Jack Pan

Phase 1: One module owns every path on disk

· 3 min read

Deep dive on the refactor I’d skip last if I were rebuilding the pipeline — the path module. The Phase-1 overview mentions it; this post is why it earned its own slot.

Six places that need to know where things are

In a video pre-annotation pipeline there are at least six places that need to compute paths:

  1. handmark — ego inference, writes pre_annotations/<task>/<ep>_ego_predictions.json
  2. posemark — exo inference, writes pre_annotations/<task>/<ep>_exo_pose.json
  3. segment — reads predictions, writes <ep>_actions.json
  4. export-ls — reads all three, writes review frames + LS task JSONs + QC
  5. aggregate — globs per-episode LS JSONs, writes the per-project import files
  6. The QC runner — reads predictions, writes quality/<ep>_qc.json

Each of these takes a different starting point (a video path, a predictions JSON, a task directory) and has to derive the rest. Let any one of them assemble paths its own way and the bug is silent: outputs land in subtly different directories, the aggregate step finds nothing, and you spend an afternoon diffing ls output to figure out which step disagreed with which.

The two dataclasses

The fix is two small dataclasses in a layout module:

  • TaskLayout — knows a task directory: where the source videos live, where predictions go, where the per-project aggregated JSONs land.
  • EpisodeLayout — knows a single episode within a task: ego/exo video paths, predictions filenames, review-frame directory, LS task JSON per project, QC JSON, and the /data/local-files/?d=<rel> URL Label Studio uses.

Every other module imports one of these and calls methods like layout.predictions_json() or layout.review_frames_dir(view='ego'). Nobody else builds a path string.

@dataclass(frozen=True)
class EpisodeLayout:
    data_root: Path
    task_subdir: str
    episode_key: str

    @property
    def predictions_json(self) -> Path:
        return self.data_root / "pre_annotations" / self.task_subdir / f"{self.episode_key}_ego_predictions.json"

    def ls_task_json(self, project: Literal["a", "b", "c"]) -> Path:
        return self.data_root / "label_studio" / self.task_subdir / "episodes" / f"{self.episode_key}_project_{project}.json"
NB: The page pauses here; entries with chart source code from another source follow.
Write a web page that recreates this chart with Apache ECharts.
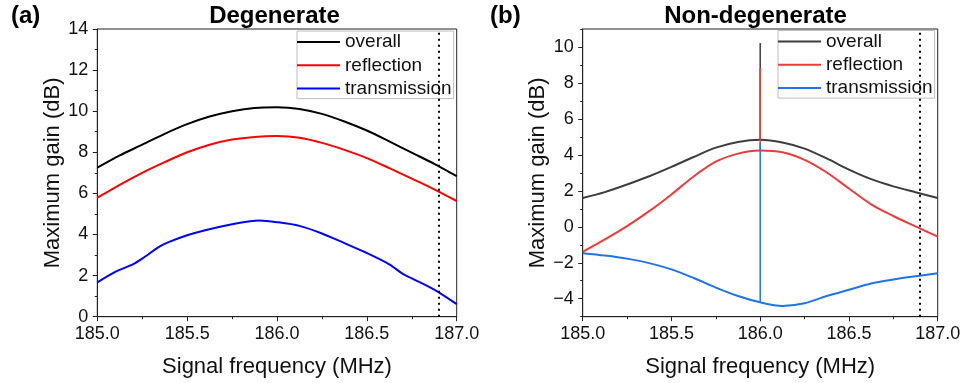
<!DOCTYPE html>
<html><head><meta charset="utf-8">
<script src="https://cdn.jsdelivr.net/npm/echarts@6/dist/echarts.min.js"></script>
<style>html,body{margin:0;padding:0;background:#fff}#c{width:964px;height:383px}</style>
</head><body><div id="c"></div>
<script>
// ---------- data: panel (a) Degenerate ----------
const freqA = [185.0,185.125,185.25,185.375,185.5,185.625,185.75,185.875,186.0,186.125,186.25,186.375,186.5,186.625,186.75,186.875,187.0];
const overallA = [7.25,7.85,8.37,8.9,9.37,9.74,10.0,10.16,10.19,10.11,9.87,9.5,9.06,8.53,7.98,7.44,6.84];
const reflectionA = [5.79,6.42,7.0,7.52,8.0,8.37,8.62,8.75,8.79,8.71,8.46,8.12,7.72,7.23,6.72,6.2,5.63];
const freqTA = [185.0,185.1,185.2,185.25,185.35,185.4,185.5,185.6,185.75,185.85,185.9,186.0,186.125,186.25,186.375,186.5,186.625,186.7,186.75,186.875,187.0];
const transmissionA = [1.67,2.18,2.56,2.83,3.43,3.64,3.96,4.21,4.5,4.64,4.68,4.6,4.42,4.05,3.58,3.1,2.55,2.08,1.87,1.32,0.61];
// ---------- data: panel (b) Non-degenerate ----------
const freqB = [185.0,185.125,185.25,185.375,185.5,185.625,185.75,185.875,186.0,186.125,186.25,186.375,186.5,186.625,186.75,186.875,187.0];
const overallB = [1.6,1.93,2.35,2.81,3.33,3.88,4.4,4.72,4.84,4.69,4.35,3.8,3.18,2.65,2.25,1.92,1.6];
const reflectionB = [-1.39,-0.7,0.04,0.87,1.8,2.8,3.62,4.07,4.24,4.14,3.72,3.02,2.13,1.25,0.6,0.02,-0.55];
const transmissionB = [-1.47,-1.6,-1.77,-2.02,-2.37,-2.85,-3.38,-3.85,-4.2,-4.4,-4.25,-3.85,-3.5,-3.15,-2.93,-2.75,-2.58];
// spike at the degenerate point (freq, from, to)
const spikeFreq = [186.0];
const spikeOverall = [4.84, 10.22];
const spikeReflection = [4.24, 8.83];
const spikeTransmission = [-4.2, 4.67];
// ---------- axis ticks ----------
const markerFreq = [186.9];
const yTicksB = [-4,-2,0,2,4,6,8,10];
const yMinorTicksB = [-5,-3,-1,1,3,5,7,9,11];
const seriesNames = ['overall','reflection','transmission'];
const titlesText = ['(a)','Degenerate','(b)','Non-degenerate'];

const FONT = "'Liberation Sans', Arial, sans-serif";
const AX = '#222';
const TXT = '#111';
const pairs = (xs, ys) => xs.map((x, i) => [x, ys[i]]);
const spike = (v) => [[spikeFreq[0], v[0]], [spikeFreq[0], v[1]]];
const fmtMinus = v => (v < 0 ? '\u2212' + Math.abs(v) : String(v));

function xAxisCfg(gi) {
  return {
    type: 'value', gridIndex: gi, min: 185, max: 187, interval: 0.5,
    name: 'Signal frequency (MHz)', nameLocation: 'middle', nameGap: 39,
    nameTextStyle: {fontSize: 22, fontFamily: FONT, color: TXT},
    axisLine: {show: true, onZero: false, lineStyle: {color: AX, width: 1}},
    axisTick: {show: true, length: 4.5, lineStyle: {color: AX, width: 1}},
    minorTick: {show: true, splitNumber: 2, length: 2.5, lineStyle: {color: AX, width: 1}},
    axisLabel: {fontSize: 18, fontFamily: FONT, color: TXT, margin: 8, formatter: v => v.toFixed(1)},
    splitLine: {show: false}
  };
}
const yName = {
  name: 'Maximum gain (dB)', nameLocation: 'middle', nameGap: 33,
  nameTextStyle: {fontSize: 22, fontFamily: FONT, color: TXT}
};
function legendCfg(names, left, top) {
  return {
    data: names, orient: 'vertical', left: left, top: top,
    icon: 'rect', itemWidth: 43, itemHeight: 2, itemGap: 3.3, padding: [1, 2, 0, 0],
    backgroundColor: '#fff', borderColor: '#bdbdbd', borderWidth: 1, selectedMode: false,
    formatter: n => n.replace('_b', ''),
    textStyle: {fontSize: 19, lineHeight: 20, fontFamily: FONT, color: TXT}
  };
}
function markCfg() {
  return {
    silent: true, symbol: ['none', 'none'], label: {show: false},
    lineStyle: {color: '#000', width: 2, type: [2, 4]},
    data: markerFreq.map(v => ({xAxis: v}))
  };
}
function curve(name, xi, yi, data, color, extra) {
  return Object.assign({
    name: name, type: 'line', xAxisIndex: xi, yAxisIndex: yi, data: data,
    symbol: 'none', smooth: 0.3, lineStyle: {color: color, width: 2}, itemStyle: {color: color}
  }, extra || {});
}
function spikeSeries(name, data, color) {
  return {
    name: name, type: 'line', xAxisIndex: 1, yAxisIndex: 1, data: data,
    symbol: 'none', lineStyle: {color: color, width: 1.5}, itemStyle: {color: color}
  };
}

const C_A = ['#000000', '#ff0000', '#0000ff'];
const C_B = ['#3d3d3d', '#ef3a3a', '#1e74e8'];

const option = {
  animation: false,
  backgroundColor: '#fff',
  grid: [
    {left: 97.3, right: 507.3, top: 29, bottom: 66.3, show: true, borderColor: AX, borderWidth: 1},
    {left: 582.7, right: 26.3, top: 29, bottom: 66.3, show: true, borderColor: AX, borderWidth: 1}
  ],
  xAxis: [xAxisCfg(0), xAxisCfg(1)],
  yAxis: [
    Object.assign({
      type: 'value', gridIndex: 0, min: 0, max: 14, interval: 2,
      axisLine: {show: true, lineStyle: {color: AX, width: 1}},
      axisTick: {show: true, length: 4.5, lineStyle: {color: AX, width: 1}},
      minorTick: {show: true, splitNumber: 2, length: 2.5, lineStyle: {color: AX, width: 1}},
      axisLabel: {fontSize: 18, fontFamily: FONT, color: TXT, margin: 9},
      splitLine: {show: false}
    }, yName),
    Object.assign({
      type: 'value', gridIndex: 1, min: -5, max: 11, position: 'left', offset: 0,
      axisLine: {show: true, lineStyle: {color: AX, width: 1}},
      axisTick: {show: true, length: 4.5, customValues: yTicksB, lineStyle: {color: AX, width: 1}},
      axisLabel: {fontSize: 18, fontFamily: FONT, color: TXT, margin: 9, customValues: yTicksB, formatter: fmtMinus},
      splitLine: {show: false}
    }, yName),
    {
      type: 'value', gridIndex: 1, min: -5, max: 11, position: 'left', offset: 0,
      axisLine: {show: false},
      axisTick: {show: true, length: 2.5, customValues: yMinorTicksB, lineStyle: {color: AX, width: 1}},
      axisLabel: {show: false},
      splitLine: {show: false}
    }
  ],
  legend: [
    legendCfg(seriesNames, 297, 31),
    legendCfg(seriesNames.map(n => n + '_b'), 778, 30.5)
  ],
  graphic: [
    {type: 'text', x: 11, y: 4, style: {text: titlesText[0], fontSize: 24, fontWeight: 'bold', fontFamily: FONT, fill: '#000'}},
    {type: 'text', x: 274.5, y: 4, style: {text: titlesText[1], fontSize: 24, fontWeight: 'bold', fontFamily: FONT, fill: '#000', align: 'center', textAlign: 'center'}},
    {type: 'text', x: 490, y: 4, style: {text: titlesText[2], fontSize: 24, fontWeight: 'bold', fontFamily: FONT, fill: '#000'}},
    {type: 'text', x: 755.5, y: 4, style: {text: titlesText[3], fontSize: 24, fontWeight: 'bold', fontFamily: FONT, fill: '#000', align: 'center', textAlign: 'center'}}
  ],
  series: [
    curve(seriesNames[0], 0, 0, pairs(freqA, overallA), C_A[0], {markLine: markCfg()}),
    curve(seriesNames[1], 0, 0, pairs(freqA, reflectionA), C_A[1]),
    curve(seriesNames[2], 0, 0, pairs(freqTA, transmissionA), C_A[2]),
    curve(seriesNames[0] + '_b', 1, 1, pairs(freqB, overallB), C_B[0], {markLine: markCfg()}),
    spikeSeries(seriesNames[0] + '_b', spike(spikeOverall), C_B[0]),
    curve(seriesNames[1] + '_b', 1, 1, pairs(freqB, reflectionB), C_B[1]),
    spikeSeries(seriesNames[1] + '_b', spike(spikeReflection), C_B[1]),
    curve(seriesNames[2] + '_b', 1, 1, pairs(freqB, transmissionB), C_B[2]),
    spikeSeries(seriesNames[2] + '_b', spike(spikeTransmission), C_B[2])
  ]
};
const chart = echarts.init(document.getElementById('c'));
chart.setOption(option);
</script>
</body></html>
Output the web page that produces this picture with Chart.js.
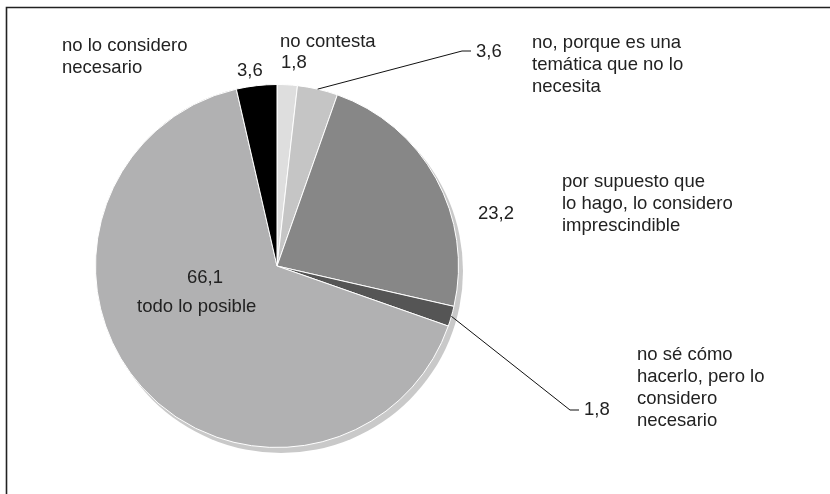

    def ls_url(self, rel: str) -> str:
        return f"/data/local-files/?d={rel}"

(Abbreviated. The real one has ~15 path methods.)

The two reconstruction paths

The subtle part: aggregate reconstructs the same EpisodeLayout from a different starting point than process did. process had a video path; aggregate has a glob of per-episode LS JSONs. Both end up needing the same paths for the same episode.

This works because both code paths call EpisodeLayout.from_video(...) and EpisodeLayout.from_ls_task_json(...) respectively, and both constructors compute the same (data_root, task_subdir, episode_key). If those constructors are the single source of truth, the layouts converge. If anyone bypasses them, the layouts drift and aggregate silently aggregates the wrong thing.

This is what “single source of truth” actually means here: there’s one function that turns a video path into an EpisodeLayout, and one function that turns an LS task JSON path back into the same EpisodeLayout. Tested against each other.

The refactor I always do mid-project

I’ve never started a pipeline with the layout module. It always starts as four ad-hoc helper functions (predictions_path_for(...), review_dir_for(...), etc.) scattered across the four atomic steps. By the time I’m wiring up aggregate, those four helpers have drifted apart on case-sensitivity, separator choice, or where exactly episode_key gets parsed from.

Collapsing them into TaskLayout + EpisodeLayout is the first mid-project refactor every time. It’s worth doing on day one if you trust me on this.

What I’d version

The path layout itself is a kind of schema. When you change it — say, you split pre_annotations/ into predictions/ and actions/ — every existing on-disk dataset is suddenly at the wrong path. Two patterns help:

  • A schema version constant in the layout module. Bumping it forces explicit migration.
  • A migrate_v1_to_v2(data_root) function next to the dataclass. Moves files into the new layout, idempotently.

This is overkill for the first dataset. By the third, you’ll want it.

Recap

  • Six places in the pipeline need paths; let any one of them go ad-hoc and you’ll silently aggregate the wrong thing.
  • Two dataclasses (TaskLayout, EpisodeLayout) own every path on disk and the LS URL too.
  • process and aggregate re-derive the same layout from different starting points. Tested-against-each-other constructors are what makes that safe.
  • The refactor is cheap on day one and painful on day forty. Do it on day one.